With the ongoing conversations around AI, the White House recently issued an Executive Order focused on “safe, secure, and trustworthy artificial intelligence.”
Included in the Executive Order are efforts to support workers, noting, “AI is changing America’s jobs and workplaces, offering both the promise of improved productivity but also the dangers of increased workplace surveillance, bias, and job displacement.”
- Develop principles and best practices to mitigate the harms and maximize the benefits of AI for workers by addressing job displacement; labor standards; workplace equity, health, and safety; and data collection. These principles and best practices will benefit workers by providing guidance to prevent employers from undercompensating workers, evaluating job applications unfairly, or impinging on workers’ ability to organize.
- Produce a report on AI’s potential labor-market impacts, and study and identify options for strengthening federal support for workers facing labor disruptions, including from AI.
Response from an Immigrant Advocacy Organization
In a statement, Jina Krause-Vilmar, CEO and president of Upwardly Global, welcomes the White House action, but says, “Let’s be clear. Although emerging AI technologies have potential, they have an inconsistent track record in the field of career guidance. This inconsistency is especially pronounced for immigrants, refugees, and asylees entering the U.S. workforce, as conventional tech solutions for career services fail to meet the unique needs of these populations.”
A recent Upwardly Global report – AI for Impact: How to Thoughtfully Leverage Technology to Deliver on Mission – “points out, these technologies lack cultural competence, fail to adequately recognize skills, demonstrate bias in hiring, and are too expensive,” according to Krause-Vilmar.
She continues, “The consequences of this mismatch carry significant implications for the over two million immigrants, refugees, and asylees who come to the U.S. with professional-level education and experience but find they must work low-wage jobs to survive. Too often, these jobs are fundamentally misaligned with their skills and abilities, leading to financial struggles that affect not only their families but also their broader communities.”
Krause-Vilmar adds, “These outcomes are detrimental to immigrant communities and may also lead to an annual economic loss of up to $10 billion in unrealized tax receipts for the United States.”
Included in the Upwardly Global report:
- Upwardly Global found that 35% of education credentials and 20% of work experience credentials from immigrant or refugee job applicants were misidentified by the AI tool.

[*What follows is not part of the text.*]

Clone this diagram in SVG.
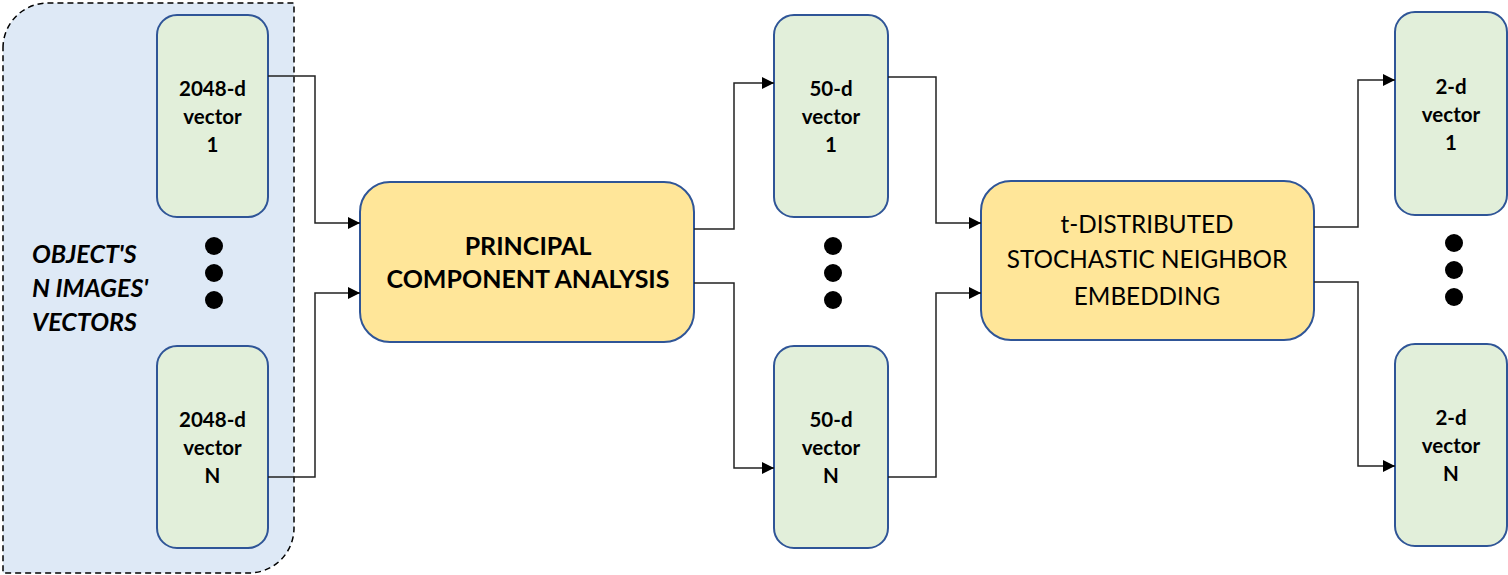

- Around 98% of essays written by non-English speakers, or new English speakers, were misidentified as being written by AI by the AI-powered career navigation tool Upwardly Global tested. In contrast, the same tool misidentified only 10% of essays written by native English speakers as being AI-generated.
- In a survey of 1,000 major companies, 93% of current ChatGPT users say they plan to expand their use of ChatGPT.
In testing an AI-powered career navigation tool with 30 resumes from people who previously accessed Upwardly Global’s coaching services, the tool “underperformed on almost every measure.”
The report adds, “Subsequent recommendations for upskilling, training programs, and jobs were therefore ill-suited to the candidates’ actual experiences and education level.”
Among the examples offered in the report, “A candidate from Turkey with a Ph.D. in economics and 10 years of experience in financial analysis, data analysis, and machine learning was recommended for an introductory course on probability and statistics.”
Upwardly Global is “taking a long-term approach and investing in making digital technology a core part of its internal competency.”
Among issues and actions to be addressed:
- Clarify job seekers’ most crucial needs and identifying AI tools that can best address those needs.
- AI tools designed for supporting career navigation must be able to recognize and evaluate non-U.S. experience as well as they do for U.S.-centered experience.
- Ideally, an external AI tool would also seamlessly connect with our own internal database to automate the flow of information about users’ experiences with the tool.
- Share learnings of emerging new technologies with the industry so that we all rise together.